* begin GIVEN INFORMATION *

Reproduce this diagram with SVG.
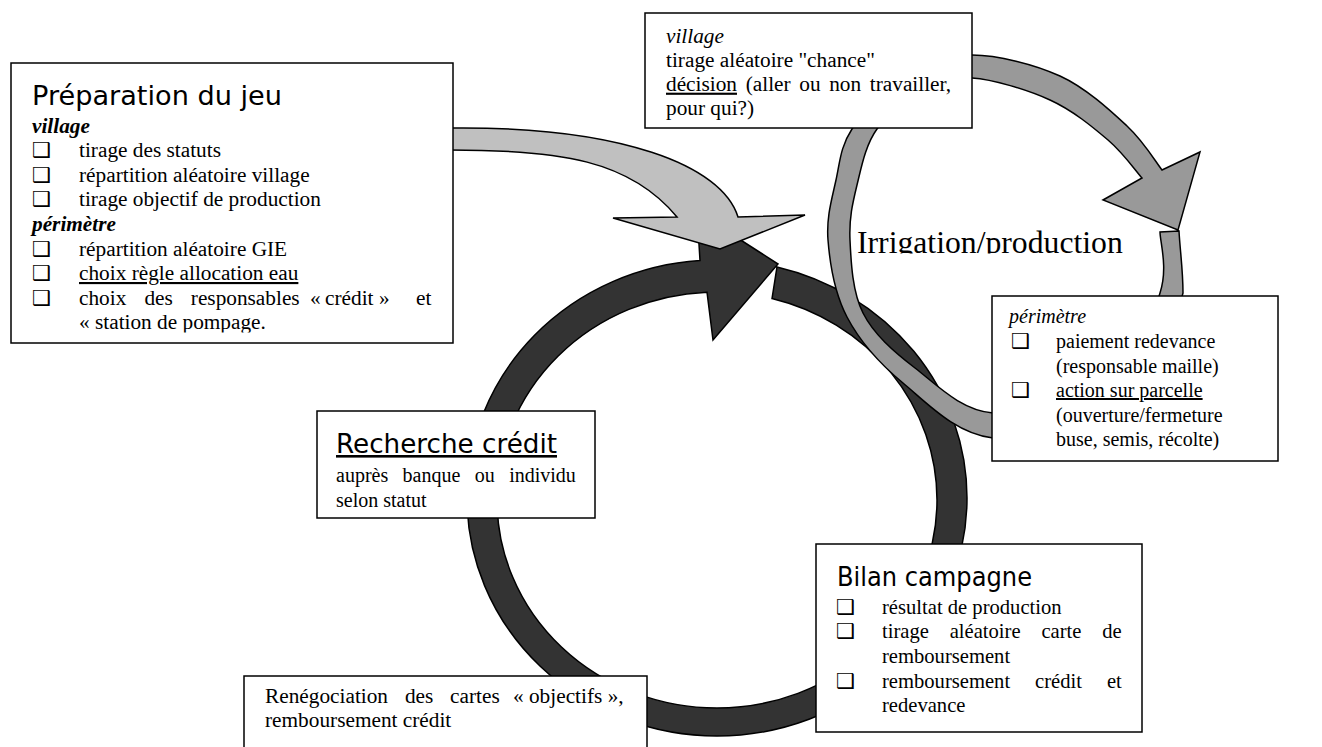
<svg xmlns="http://www.w3.org/2000/svg" width="1322" height="747" viewBox="0 0 1322 747">
<style>
.box{fill:#fff;stroke:#000;stroke-width:1.5}
.ar{stroke:#000;stroke-width:1.5;stroke-linejoin:miter}
.t{font-family:'Liberation Serif','Times New Roman',serif;font-size:21.3px;fill:#000}
.s20{font-size:20px}
.s206{font-size:20.6px}
.h{font-family:'DejaVu Sans',sans-serif;font-size:26px;fill:#000}
.cb{font-family:'DejaVu Sans',sans-serif;font-size:21px;font-weight:bold;fill:#000}
.bi{font-weight:bold;font-style:italic}
.i{font-style:italic}
.u{text-decoration:underline}
</style>
<defs>
<clipPath id="clipIrr"><rect x="800" y="190" width="400" height="63.5"/></clipPath>
<clipPath id="clipPrep"><rect x="11" y="63" width="442" height="269.5"/></clipPath>
</defs>
<rect width="1322" height="747" fill="#fff"/>
<g id="connectors">
<path id="cycle-dark" class="ar" fill="#333333" d="M777,267 A250,238 0 0 1 967,498 A250,238 0 0 1 467,498 A250,238 0 0 1 700,260.5 L697,212 L778,264 L713,340 L707,292.2 A220,208 0 0 0 497,500 A220,208 0 0 0 937,500 A220,208 0 0 0 772,298.6 Z"/>
<path id="arrow-prep" class="ar" fill="#c0c0c0" d="M440,128 L450,128 C620,126 722,165 738,217 L805,215 L720,249 L613,218 L677,217 C630,160 560,150 450,150 L440,150 Z"/>
<path id="cycle-irrigation" class="ar" fill="#999999" d="M1179,231 C1180,250 1183,270 1183,293 C1174.8,322.8 1161.7,385.8 1130,410 C1098.3,434.2 1030.8,442.5 993,438 C955.2,433.5 927.3,403.2 903,383 C878.7,362.8 859.5,340.8 847,317 C834.5,293.2 829.8,262.8 828,240 C826.2,217.2 832,198.5 836,180 C840,161.5 840.5,146.5 852,129 C863.5,111.5 885,87.3 905,75 C925,62.7 946.2,54.8 972,55 C997.8,55.2 1034.2,64.2 1060,76 C1085.8,87.8 1110,110.3 1127,126 C1144,141.7 1156.2,162.7 1162,170 L1200,152 L1178,230 L1103,200 L1142,178 C1136.3,171.7 1123.3,153 1108,140 C1092.7,127 1072.7,110.3 1050,100 C1027.3,89.7 992.8,79.3 972,78 C951.2,76.7 940.8,83.5 925,92 C909.2,100.5 888.3,113.5 877,129 C865.7,144.5 861.5,166.5 857,185 C852.5,203.5 849,218.7 850,240 C851,261.3 852.2,291.7 863,313 C873.8,334.3 893.3,351.3 915,368 C936.7,384.7 960.5,410.2 993,413 C1025.5,415.8 1082.2,405 1110,385 C1137.8,365 1151.7,318.5 1160,293 C1168.3,267.5 1160,242.2 1160,232 Z"/>
</g>
<g id="label-irrigation" clip-path="url(#clipIrr)">
<text class="t" x="857" y="253" style="font-size:31.7px">Irrigation/production</text>
</g>
<g id="node-preparation">
<rect class="box" x="11" y="63" width="442" height="280"/>
<text class="h" x="32" y="105" textLength="250" lengthAdjust="spacingAndGlyphs">Préparation du jeu</text>
<g clip-path="url(#clipPrep)">
<text class="t bi" x="32" y="132.5">village</text>
<text class="cb" x="32" y="157">❑</text><text class="t" x="79" y="157">tirage des statuts</text>
<text class="cb" x="32" y="181.7">❑</text><text class="t" x="79" y="181.7">répartition aléatoire village</text>
<text class="cb" x="32" y="206.3">❑</text><text class="t" x="79" y="206.3">tirage objectif de production</text>
<text class="t bi" x="32" y="231">périmètre</text>
<text class="cb" x="32" y="255.5">❑</text><text class="t" x="79" y="255.5">répartition aléatoire GIE</text>
<text class="cb" x="32" y="280">❑</text><text class="t u" x="79" y="280">choix règle allocation eau</text>
<text class="cb" x="32" y="304.7">❑</text><text class="t" y="304.7"><tspan x="79">choix</tspan><tspan x="144.4">des</tspan><tspan x="190.8">responsables</tspan><tspan x="310">«</tspan><tspan x="325">crédit</tspan><tspan x="379">»</tspan><tspan x="416">et</tspan></text>
<text class="t" x="79" y="329.3">« station de pompage.</text>
</g>
</g>
<g id="node-village">
<rect class="box" x="645" y="13" width="327" height="115"/>
<text class="t i" x="666" y="42.7">village</text>
<text class="t" x="666" y="66.7">tirage aléatoire "chance"</text>
<text class="t" y="90.7"><tspan class="u" x="666">décision</tspan><tspan x="745.7">(aller</tspan><tspan x="799.3">ou</tspan><tspan x="829.2">non</tspan><tspan x="869.8">travailler,</tspan></text>
<text class="t" x="666" y="115">pour qui?)</text>
</g>
<g id="node-perimetre">
<rect class="box" x="992" y="296" width="286" height="165"/>
<text class="t s20 i" x="1009" y="323">périmètre</text>
<text class="cb" x="1011" y="348">❑</text><text class="t s20" x="1056" y="348">paiement redevance</text>
<text class="t s20" x="1056" y="372.5">(responsable maille)</text>
<text class="cb" x="1011" y="397">❑</text><text class="t s20 u" x="1056" y="397">action sur parcelle</text>
<text class="t s20" x="1056" y="421.5">(ouverture/fermeture</text>
<text class="t s20" x="1056" y="446">buse, semis, récolte)</text>
</g>
<g id="node-recherche">
<rect class="box" x="317" y="411" width="278" height="107"/>
<text class="h u" x="336" y="453" textLength="221" lengthAdjust="spacingAndGlyphs">Recherche crédit</text>
<text class="t s20" y="482"><tspan x="336">auprès</tspan><tspan x="402.6">banque</tspan><tspan x="474.8">ou</tspan><tspan x="509.2">individu</tspan></text>
<text class="t s20" x="336" y="507">selon statut</text>
</g>
<g id="node-bilan">
<rect class="box" x="816" y="544" width="326" height="188"/>
<text class="h" x="837" y="586" textLength="195" lengthAdjust="spacingAndGlyphs">Bilan campagne</text>
<text class="cb" x="836" y="613.5">❑</text><text class="t s206" x="882" y="613.5">résultat de production</text>
<text class="cb" x="836" y="638.2">❑</text><text class="t s206" y="638.2"><tspan x="882">tirage</tspan><tspan x="949.7">aléatoire</tspan><tspan x="1041.4">carte</tspan><tspan x="1102.2">de</tspan></text>
<text class="t s206" x="882" y="662.9">remboursement</text>
<text class="cb" x="836" y="687.6">❑</text><text class="t s206" y="687.6"><tspan x="882">remboursement</tspan><tspan x="1035.1">crédit</tspan><tspan x="1106.9">et</tspan></text>
<text class="t s206" x="882" y="712.3">redevance</text>
</g>
<g id="node-renegociation">
<rect class="box" x="244" y="676" width="403" height="80"/>
<text class="t" y="703"><tspan x="265">Renégociation</tspan><tspan x="404.9">des</tspan><tspan x="450.1">cartes</tspan><tspan x="513">« objectifs »,</tspan></text>
<text class="t" x="265" y="727">remboursement crédit</text>
</g>
</svg>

* end GIVEN INFORMATION *

=== WHAT YOU ARE ASKED TO DO ===
All of the lines above should be printed exactly, minus the pictures.

=== THE COMPLETED TASK ===
Reproduce this diagram with SVG.
<svg xmlns="http://www.w3.org/2000/svg" width="1322" height="747" viewBox="0 0 1322 747">
<style>
.box{fill:#fff;stroke:#000;stroke-width:1.5}
.ar{stroke:#000;stroke-width:1.5;stroke-linejoin:miter}
.t{font-family:'Liberation Serif','Times New Roman',serif;font-size:21.3px;fill:#000}
.s20{font-size:20px}
.s206{font-size:20.6px}
.h{font-family:'DejaVu Sans',sans-serif;font-size:26px;fill:#000}
.cb{font-family:'DejaVu Sans',sans-serif;font-size:21px;font-weight:bold;fill:#000}
.bi{font-weight:bold;font-style:italic}
.i{font-style:italic}
.u{text-decoration:underline}
</style>
<defs>
<clipPath id="clipIrr"><rect x="800" y="190" width="400" height="63.5"/></clipPath>
<clipPath id="clipPrep"><rect x="11" y="63" width="442" height="269.5"/></clipPath>
</defs>
<rect width="1322" height="747" fill="#fff"/>
<g id="connectors">
<path id="cycle-dark" class="ar" fill="#333333" d="M777,267 A250,238 0 0 1 967,498 A250,238 0 0 1 467,498 A250,238 0 0 1 700,260.5 L697,212 L778,264 L713,340 L707,292.2 A220,208 0 0 0 497,500 A220,208 0 0 0 937,500 A220,208 0 0 0 772,298.6 Z"/>
<path id="arrow-prep" class="ar" fill="#c0c0c0" d="M440,128 L450,128 C620,126 722,165 738,217 L805,215 L720,249 L613,218 L677,217 C630,160 560,150 450,150 L440,150 Z"/>
<path id="cycle-irrigation" class="ar" fill="#999999" d="M1179,231 C1180,250 1183,270 1183,293 C1174.8,322.8 1161.7,385.8 1130,410 C1098.3,434.2 1030.8,442.5 993,438 C955.2,433.5 927.3,403.2 903,383 C878.7,362.8 859.5,340.8 847,317 C834.5,293.2 829.8,262.8 828,240 C826.2,217.2 832,198.5 836,180 C840,161.5 840.5,146.5 852,129 C863.5,111.5 885,87.3 905,75 C925,62.7 946.2,54.8 972,55 C997.8,55.2 1034.2,64.2 1060,76 C1085.8,87.8 1110,110.3 1127,126 C1144,141.7 1156.2,162.7 1162,170 L1200,152 L1178,230 L1103,200 L1142,178 C1136.3,171.7 1123.3,153 1108,140 C1092.7,127 1072.7,110.3 1050,100 C1027.3,89.7 992.8,79.3 972,78 C951.2,76.7 940.8,83.5 925,92 C909.2,100.5 888.3,113.5 877,129 C865.7,144.5 861.5,166.5 857,185 C852.5,203.5 849,218.7 850,240 C851,261.3 852.2,291.7 863,313 C873.8,334.3 893.3,351.3 915,368 C936.7,384.7 960.5,410.2 993,413 C1025.5,415.8 1082.2,405 1110,385 C1137.8,365 1151.7,318.5 1160,293 C1168.3,267.5 1160,242.2 1160,232 Z"/>
</g>
<g id="label-irrigation" clip-path="url(#clipIrr)">
<text class="t" x="857" y="253" style="font-size:31.7px">Irrigation/production</text>
</g>
<g id="node-preparation">
<rect class="box" x="11" y="63" width="442" height="280"/>
<text class="h" x="32" y="105" textLength="250" lengthAdjust="spacingAndGlyphs">Préparation du jeu</text>
<g clip-path="url(#clipPrep)">
<text class="t bi" x="32" y="132.5">village</text>
<text class="cb" x="32" y="157">❑</text><text class="t" x="79" y="157">tirage des statuts</text>
<text class="cb" x="32" y="181.7">❑</text><text class="t" x="79" y="181.7">répartition aléatoire village</text>
<text class="cb" x="32" y="206.3">❑</text><text class="t" x="79" y="206.3">tirage objectif de production</text>
<text class="t bi" x="32" y="231">périmètre</text>
<text class="cb" x="32" y="255.5">❑</text><text class="t" x="79" y="255.5">répartition aléatoire GIE</text>
<text class="cb" x="32" y="280">❑</text><text class="t u" x="79" y="280">choix règle allocation eau</text>
<text class="cb" x="32" y="304.7">❑</text><text class="t" y="304.7"><tspan x="79">choix</tspan><tspan x="144.4">des</tspan><tspan x="190.8">responsables</tspan><tspan x="310">«</tspan><tspan x="325">crédit</tspan><tspan x="379">»</tspan><tspan x="416">et</tspan></text>
<text class="t" x="79" y="329.3">« station de pompage.</text>
</g>
</g>
<g id="node-village">
<rect class="box" x="645" y="13" width="327" height="115"/>
<text class="t i" x="666" y="42.7">village</text>
<text class="t" x="666" y="66.7">tirage aléatoire "chance"</text>
<text class="t" y="90.7"><tspan class="u" x="666">décision</tspan><tspan x="745.7">(aller</tspan><tspan x="799.3">ou</tspan><tspan x="829.2">non</tspan><tspan x="869.8">travailler,</tspan></text>
<text class="t" x="666" y="115">pour qui?)</text>
</g>
<g id="node-perimetre">
<rect class="box" x="992" y="296" width="286" height="165"/>
<text class="t s20 i" x="1009" y="323">périmètre</text>
<text class="cb" x="1011" y="348">❑</text><text class="t s20" x="1056" y="348">paiement redevance</text>
<text class="t s20" x="1056" y="372.5">(responsable maille)</text>
<text class="cb" x="1011" y="397">❑</text><text class="t s20 u" x="1056" y="397">action sur parcelle</text>
<text class="t s20" x="1056" y="421.5">(ouverture/fermeture</text>
<text class="t s20" x="1056" y="446">buse, semis, récolte)</text>
</g>
<g id="node-recherche">
<rect class="box" x="317" y="411" width="278" height="107"/>
<text class="h u" x="336" y="453" textLength="221" lengthAdjust="spacingAndGlyphs">Recherche crédit</text>
<text class="t s20" y="482"><tspan x="336">auprès</tspan><tspan x="402.6">banque</tspan><tspan x="474.8">ou</tspan><tspan x="509.2">individu</tspan></text>
<text class="t s20" x="336" y="507">selon statut</text>
</g>
<g id="node-bilan">
<rect class="box" x="816" y="544" width="326" height="188"/>
<text class="h" x="837" y="586" textLength="195" lengthAdjust="spacingAndGlyphs">Bilan campagne</text>
<text class="cb" x="836" y="613.5">❑</text><text class="t s206" x="882" y="613.5">résultat de production</text>
<text class="cb" x="836" y="638.2">❑</text><text class="t s206" y="638.2"><tspan x="882">tirage</tspan><tspan x="949.7">aléatoire</tspan><tspan x="1041.4">carte</tspan><tspan x="1102.2">de</tspan></text>
<text class="t s206" x="882" y="662.9">remboursement</text>
<text class="cb" x="836" y="687.6">❑</text><text class="t s206" y="687.6"><tspan x="882">remboursement</tspan><tspan x="1035.1">crédit</tspan><tspan x="1106.9">et</tspan></text>
<text class="t s206" x="882" y="712.3">redevance</text>
</g>
<g id="node-renegociation">
<rect class="box" x="244" y="676" width="403" height="80"/>
<text class="t" y="703"><tspan x="265">Renégociation</tspan><tspan x="404.9">des</tspan><tspan x="450.1">cartes</tspan><tspan x="513">« objectifs »,</tspan></text>
<text class="t" x="265" y="727">remboursement crédit</text>
</g>
</svg>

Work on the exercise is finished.